Better yet – do both.

The event will be held from 9 a.m. to 3 p.m. all three days in the Student Lounge on the second floor of the Main Building on the Littleton campus.

In addition to casual clothes, there is usually a nice selection of professional attire, children’s outfits and accessories.

The swap rules are simple: there is no set number of items you must bring in or limits on what you can take home. While everyone is encouraged to donate, it is not a requirement.

“The Clothing Swap is important as a way for clothing to be recycled instead of thrown away,” says Lori Tigner, faculty advisor of ACC’s Sustainability Club.

“[Americans] go through clothing so quickly because fashion changes so quickly,” says Aimee Drury, president of the Sustainability Club. Drury is giving her definition of fast fashion. “It is a huge habit of a lot of people to purchase brand-new clothing, wear it a couple of times, and then discard it.”

New clothing styles are brought from designers’ ideas through the manufacturing process and into retail stores. Due to changes in the production system and improvements in technology, the process can happen much more swiftly now than it did just a few decades ago. “Fast fashion” is the term used to describe this approach to getting trends quickly and inexpensively to market.

The result is an increase in the accumulation of clothing and, eventually, its disposal. Americans now consume five times as much clothing as they did in 1980. According to the EPA, over 16 million tons of textiles were generated in 2014. Of that, 64.5% went into landfills.

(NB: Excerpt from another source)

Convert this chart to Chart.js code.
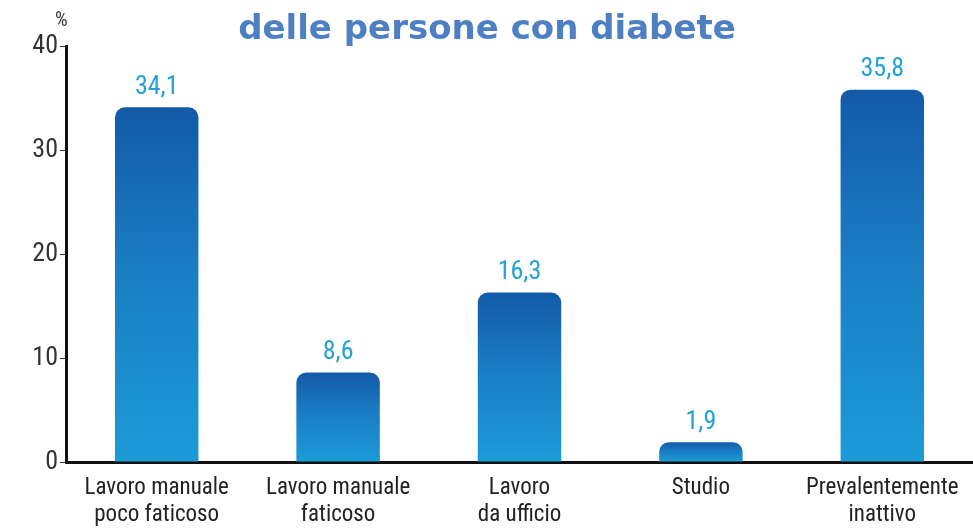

Every new outfit purchased drives the industry to put more resources into creating more clothing. A clothing swap, however, is one method for getting a new look without using new resources. Based on the longevity of ACC’s Clothing Swap – this is its seventh year – swapping is a popular method.

Image via Rachel Lorenz
“Fairy Tale” eggplants grow in ACC’s Community Garden Friday September 22, 2017. The garden is coordinated by the Sustainability Club.

The Clothing Swap is just one of the activities run by the Sustainability Club. In addition to holding clothing swaps twice a year, the club runs ACC’s community garden and holds a yearly Sustainability Symposium as well.

The club’s first symposium was held last spring. This free event included lunch and speakers on emergency preparedness, organic gardening, local food and alternative energy for residential housing. Next year’s symposium is scheduled for the third week of February and is shaping up to be even larger than the first one.

Right now, however, donations of wearable items in good condition are being collected. Drop off clothing and accessories that you no longer need at the Student Engagement Center. Items can also be brought directly to the swap on Tuesday, Wednesday or Thursday. Any items not taken by the end of the swap will be donated to organizations such as Goodwill.

The Sustainability Club meets every Tuesday at 2:45 p.m. in room M4850 and welcomes new members.